Thursday, February 16, 2012

Teacher of the Month: Melissa Feldman

By Rebecca Merritt

Melissa Feldman is one totally awesome mama, who cares deeply about other totally awesome mamas, and has a knack for making their pregnancies and beyond a little more yogic. She teaches a vinyasa style flow that is strengthening, active and fun. Melissa is a presence. She will make you smile, she will make you laugh, she will make you work – prenatal or postnatal, and she will not hesitate to offer words of wisdom that will turn out to be exactly what you need to hear. Melissa is one yoga teacher you will return to again and again; she is able to create community among her students and will quickly become a friend for life.

You can find Melissa teaching Prenatal: Thursdays at 6:15pm and Saturdays at 9:00am and 10:45am. You also can take Mommy & Baby with her on Saturdays at 12:45pm. Look for one of her incredible workshops coming soon: Childbirth Education, Yoga for Labor and Delivery or Postnatal yoga to name a few. She is also a member of New York Yoga’s Teacher Training Faculty.

"The ability one day to throw your leg behind your head is kind of meaningless if you're not being nice to people outside the studio, in my humble opinion."

When did you first discover yoga?
A woman in PR took me to a Bikram class, and I was hooked. But after nine months and losing 20 pounds, I realized I needed to go another route yoga-wise. I moved to Integral Yoga and wound up meeting my husband in his Hatha 3 class. 

How long have you been teaching?

I've been teaching about 10 years now. I seriously can't get enough of it. Even though I thoroughly enjoyed a successful career as a magazine journalist, I never got the satisfaction that I do from sitting down in front of a class and taking them somewhere, you know what I mean? I could be having the worst day EVER and five minutes into teaching my class, it's all good.

What makes your class unique?

Heh. I do. I guess you could say I have a personality, and boy does it come through in class. I have a lot of not-so-hardcore yoga people in my class because their doctors said they should do prenatal yoga, so I teach in such a way that it feels like we're friends who just happen to be doing yoga in your living room. It's very low key and fun.  
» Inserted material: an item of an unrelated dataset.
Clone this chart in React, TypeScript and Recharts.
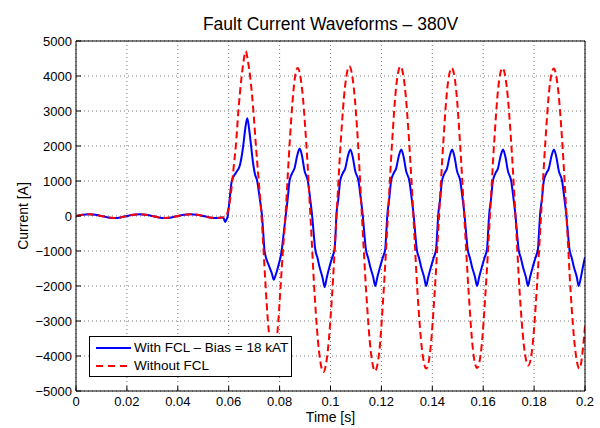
import React from "react";
import { LineChart, Line, XAxis, YAxis, CartesianGrid, Label } from "recharts";

const FONT = '"Liberation Sans", Arial, Helvetica, sans-serif';

// axis ticks
const timeTicks = [0, 0.02, 0.04, 0.06, 0.08, 0.1, 0.12, 0.14, 0.16, 0.18, 0.2];
const currentTicks = [-5000, -4000, -3000, -2000, -1000, 0, 1000, 2000, 3000, 4000, 5000];

// load current before the fault, same for both cases
const preFaultTime = [
  0, 0.0025, 0.005, 0.0075, 0.01, 0.0125, 0.015, 0.0175, 0.02, 0.0225, 0.025, 0.0275,
  0.03, 0.0325, 0.035, 0.0375, 0.04, 0.0425, 0.045, 0.0475, 0.05, 0.0525, 0.055, 0.0575,
];
const preFaultCurrent = [
  0, 35, 50, 35, 0, -40, -55, -40, 0, 35, 50, 35,
  0, -40, -55, -40, 0, 35, 50, 35, 0, -40, -55, -40,
];

// with FCL (blue), after the fault
const withFclTime = [
  0.0581, 0.0586, 0.0591, 0.0596, 0.0604, 0.0612, 0.0628, 0.0644, 0.0657, 0.0666, 0.0673, 0.068,
  0.0688, 0.0696, 0.0703, 0.0712, 0.0722, 0.0731, 0.0736, 0.0741, 0.0757, 0.077, 0.0777, 0.0784,
  0.0796, 0.0808, 0.0816,
  0.0824, 0.0832, 0.0839, 0.0849, 0.0859, 0.0869, 0.0879, 0.0888, 0.0898, 0.0911, 0.092, 0.0928,
  0.0934, 0.094, 0.0949, 0.0957, 0.0969, 0.0977, 0.0985, 0.0996, 0.1006, 0.1016, 0.102,
  0.1023, 0.1031, 0.1038, 0.1048, 0.1058, 0.1068, 0.1078, 0.1087, 0.1097, 0.111, 0.1119, 0.1127,
  0.1133, 0.1139, 0.1148, 0.1156, 0.1168, 0.1176, 0.1184, 0.1195, 0.1205, 0.1215, 0.1219,
  0.1223, 0.1231, 0.1238, 0.1248, 0.1258, 0.1268, 0.1278, 0.1287, 0.1297, 0.131, 0.1319, 0.1327,
  0.1333, 0.1339, 0.1348, 0.1356, 0.1368, 0.1376, 0.1384, 0.1395, 0.1405, 0.1415, 0.1419,
  0.1423, 0.1431, 0.1438, 0.1448, 0.1458, 0.1468, 0.1478, 0.1487, 0.1497, 0.151, 0.1519, 0.1527,
  0.1533, 0.1539, 0.1548, 0.1556, 0.1568, 0.1576, 0.1584, 0.1595, 0.1605, 0.1615, 0.1619,
  0.1623, 0.1631, 0.1638, 0.1648, 0.1658, 0.1668, 0.1678, 0.1687, 0.1697, 0.171, 0.1719, 0.1727,
  0.1733, 0.1739, 0.1748, 0.1756, 0.1768, 0.1776, 0.1784, 0.1795, 0.1805, 0.1815, 0.1819,
  0.1823, 0.1831, 0.1838, 0.1848, 0.1858, 0.1868, 0.1878, 0.1887, 0.1897, 0.191, 0.1919, 0.1927,
  0.1933, 0.1939, 0.1948, 0.1956, 0.1968, 0.1975, 0.1984, 0.1992, 0.2,
];
const withFclCurrent = [
  -80, -170, -110, 0, 500, 1000, 1230, 1450, 2000, 2550, 2790, 2500,
  2000, 1500, 1200, 1000, 500, 0, -500, -1000, -1400, -1650, -1820, -1700,
  -1400, -1000, -500,
  0, 500, 1000, 1220, 1370, 1720, 1926, 1720, 1290, 1000, 500, 0,
  -500, -950, -1200, -1460, -1770, -2029, -1770, -1450, -1200, -950, -500,
  0, 500, 1000, 1220, 1360, 1700, 1900, 1700, 1290, 1000, 500, 0,
  -500, -950, -1200, -1450, -1750, -2000, -1750, -1450, -1200, -950, -500,
  0, 500, 1000, 1220, 1360, 1700, 1900, 1700, 1290, 1000, 500, 0,
  -500, -950, -1200, -1450, -1750, -2000, -1750, -1450, -1200, -950, -500,
  0, 500, 1000, 1220, 1360, 1700, 1900, 1700, 1290, 1000, 500, 0,
  -500, -950, -1200, -1450, -1750, -2000, -1750, -1450, -1200, -950, -500,
  0, 500, 1000, 1220, 1360, 1700, 1900, 1700, 1290, 1000, 500, 0,
  -500, -950, -1200, -1450, -1750, -2000, -1750, -1450, -1200, -950, -500,
  0, 500, 1000, 1220, 1360, 1700, 1900, 1700, 1290, 1000, 500, 0,
  -500, -950, -1200, -1450, -1750, -2000, -1750, -1450, -1180,
];

// without FCL (red dashed), after the fault
const withoutFclTime = [
  0.0589, 0.06, 0.0607, 0.0614, 0.0621, 0.0628, 0.0638, 0.0651, 0.0659, 0.0667, 0.0675, 0.0684,
  0.0697, 0.0707, 0.0718, 0.0729, 0.0737, 0.0745, 0.0754, 0.0763, 0.0775, 0.0787, 0.0795, 0.0804,
  0.0813, 0.0823, 0.0832, 0.0841, 0.085, 0.086, 0.0871,
  0.0888, 0.0905, 0.0922, 0.0938, 0.0955, 0.0972, 0.0989, 0.1006, 0.1023, 0.104, 0.1057, 0.1074,
  0.1091, 0.1108, 0.1124, 0.1141, 0.1158, 0.1175, 0.1192, 0.1208, 0.1225, 0.1242, 0.1258, 0.1275,
  0.1292, 0.1309, 0.1326, 0.1342, 0.1359, 0.1376, 0.1393, 0.1409, 0.1426, 0.1443, 0.1459, 0.1476,
  0.1493, 0.1509, 0.1526, 0.1543, 0.1559, 0.1576, 0.1593, 0.1609, 0.1626, 0.1643, 0.1659, 0.1676,
  0.1693, 0.171, 0.1727, 0.1743, 0.176, 0.1777, 0.1794, 0.181, 0.1827, 0.1844, 0.186, 0.1877,
  0.1894, 0.1911, 0.1928, 0.1944, 0.1961, 0.1978, 0.2,
];
const withoutFclCurrent = [
  -20, 250, 550, 1000, 1500, 2000, 3000, 4000, 4450, 4710, 4450, 4000,
  3000, 2000, 1000, 0, -1000, -2000, -3000, -3650, -4000, -3650, -3000, -2000,
  -1000, 0, 1150, 2250, 3200, 3950, 4229,
  3647, 2057, -116, -2288, -3878, -4460, -3875, -2276, -92, 2093, 3692, 4277,
  3694, 2100, -77, -2253, -3847, -4430, -3847, -2253, -77, 2100, 3694, 4277,
  3698, 2118, -42, -2201, -3781, -4360, -3785, -2213, -66, 2082, 3653, 4229,
  3655, 2086, -58, -2202, -3771, -4345, -3771, -2202, -58, 2086, 3655, 4229,
  3660, 2104, -21, -2145, -3701, -4270, -3702, -2150, -30, 2091, 3643, 4211,
  3637, 2068, -75, -2217, -3786, -4360, -3150,
];

const toPoints = (t: number[], v: number[]) => t.map((x, k) => ({ t: x, i: v[k] }));

const withFclData = toPoints(
  [...preFaultTime, ...withFclTime],
  [...preFaultCurrent, ...withFclCurrent]
);
const withoutFclData = toPoints(
  [...preFaultTime, ...withoutFclTime],
  [...preFaultCurrent, ...withoutFclCurrent]
);

const fmtCurrent = (v: number) => (v < 0 ? `\u2212${-v}` : `${v}`);

const tickStyle = { fill: "#000", fontSize: 13, fontFamily: FONT };

export default function App() {
  return (
    <div style={{ position: "absolute", left: 0, top: 0, width: 600, height: 428, background: "#fff" }}>
      <LineChart width={600} height={428} margin={{ top: 0, right: 0, bottom: 0, left: 0 }}>
        <CartesianGrid stroke="#777" strokeDasharray="1 3" />
        <XAxis
          dataKey="t"
          type="number"
          domain={[0, 0.2]}
          ticks={timeTicks}
          interval={0}
          allowDataOverflow
          height={37}
          stroke="#000"
          tickSize={-5}
          tickMargin={11}
          tick={tickStyle}
        >
          <Label value="Time [s]" position="insideBottom" offset={6} fill="#000" fontSize={14} fontFamily={FONT} />
        </XAxis>
        <XAxis
          xAxisId="top"
          orientation="top"
          dataKey="t"
          type="number"
          domain={[0, 0.2]}
          ticks={timeTicks}
          interval={0}
          allowDataOverflow
          height={41}
          stroke="#000"
          tickSize={-5}
          tick={false}
        >
          <Label
            value="Fault Current Waveforms – 380V"
            position="insideTop"
            offset={18}
            fill="#000"
            fontSize={17.5}
            fontFamily={FONT}
          />
        </XAxis>
        <YAxis
          type="number"
          domain={[-5000, 5000]}
          ticks={currentTicks}
          interval={0}
          allowDataOverflow
          width={76}
          stroke="#000"
          tickSize={-5}
          tickMargin={9}
          tick={tickStyle}
          tickFormatter={fmtCurrent}
        >
          <Label
            value="Current [A]"
            angle={-90}
            position="insideLeft"
            offset={23}
            fill="#000"
            fontSize={14}
            fontFamily={FONT}
            style={{ textAnchor: "middle" }}
          />
        </YAxis>
        <YAxis
          yAxisId="right"
          orientation="right"
          type="number"
          domain={[-5000, 5000]}
          ticks={currentTicks}
          interval={0}
          allowDataOverflow
          width={15}
          stroke="#000"
          tickSize={-5}
          tick={false}
        />
        <Line
          data={withFclData}
          dataKey="i"
          type="monotone"
          stroke="#0000ff"
          strokeWidth={2}
          dot={false}
          activeDot={false}
          isAnimationActive={false}
        />
        <Line
          data={withoutFclData}
          dataKey="i"
          type="monotone"
          stroke="#ff0000"
          strokeWidth={2}
          strokeDasharray="7 4"
          dot={false}
          activeDot={false}
          isAnimationActive={false}
        />
      </LineChart>

      {/* legend box, lower left like the original */}
      <div
        style={{
          position: "absolute",
          left: 89,
          top: 336,
          width: 203,
          height: 41,
          boxSizing: "border-box",
          border: "1px solid #000",
          background: "#fff",
          fontFamily: FONT,
          fontSize: 13.5,
          color: "#000",
          paddingTop: 2,
        }}
      >
        {[
          { name: "With FCL \u2013 Bias = 18 kAT", color: "#0000ff", dash: undefined },
          { name: "Without FCL", color: "#ff0000", dash: "7 5" },
        ].map((s) => (
          <div key={s.name} style={{ display: "flex", alignItems: "center", height: 18, marginLeft: 6 }}>
            <svg width={35} height={4} style={{ display: "block" }}>
              <line x1={0} y1={2} x2={35} y2={2} stroke={s.color} strokeWidth={2} strokeDasharray={s.dash} />
            </svg>
            <span style={{ marginLeft: 3, whiteSpace: "nowrap", lineHeight: "18px" }}>{s.name}</span>
          </div>
        ))}
      </div>
    </div>
  );
}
Plus, I get to say things most teachers don't. For example, I have like 36 names for the Girl Package because I have to talk about that a lot in teachings. Also, because I'm a birth doula and a childbirth educator, I pepper my class with lots of practical information women can use during their pregnancy and later on while giving birth. 

What is your favorite pose to teach?

Ankle-to-knee. I know that pose inside out and upside down because it's my b*tch pose. That pose kicks my tuchus every time I do it, so I know every little nuance of it. I love when a student tells me she can't feel anything in that pose because I really know how to dial it up a click. Plus, it's a great pose for pregnant women because their hips tend to be really tight. 

What is your favorite pose to practice?

While taking a class, I always get excited when the teacher pulls out an obscure pose. I really like the sexy poses; you know, arm balances with legs all directions or poses that are about as far away from, say, Warrior 1 as possible. I love me some headstand.

The pose I probably do most often is a squat. I wait for the train like that all the time. People must look at me funny.

Best advice for beginners?

Take your yoga off your mat. Practice kindness, practice ahimsa, satya, etc. The ability one day to throw your leg behind your head is kind of meaningless if you're not being nice to people outside the studio, in my humble opinion. 

Best advice for more advanced yogis?

Marvel at the new thing. No matter how long you've been practicing yoga, there's always something new to discover. So stay open and acknowledge that new thing when you hear it in class. 

What is your biggest yoga pet peeve?
It's s toss-up between these two things: transitioning from warrior 1 to warrior 2 (I won't do it) and when people do that really loud mat FWAP! rather than rolling out their mats nicely on the floor.

inspired you to start teaching mamas?
You're not going to believe this (so hilarious), but I decided to take that first prenatal teacher training because pregnant women freaked me out! Something about that big ol' belly sticking out just got me. Considering I'm studying to be a midwife now, I'd say I've gotten over that. I don't think there's anything more awesome than a pregnant woman.

How has being a mom changed your practice?

Well, I'm so very excited when I actually have time to go take a class, so there's that. But being a mom has taught me a humbling level of patience I never knew before, so I don't beat myself up if I can't nail a crazy pose like I used to or if I have to opt out of that third wheel. I really know how to appreciate where my practice happens to be in that moment, rather than where I think it should be because I'm a professional or because I used to be able to do something incredible.

Why is yoga so important for mamas-to-be, postnatal and beyond?
There's no short answer for this one! My class gives pregnant women strength, knowledge, community, support, fun and so many other things. Prenatal and postnatal yoga both signify time that moms are carving out for themselves, which is hugely important when the babies are on the outside. But I think the most important thing about postnatal yoga is rebuilding: repairing the split most pregnant women get in their abdominal wall and restrengthening their feminine areas so they don't have to worry every time they sneeze, if you know what I mean.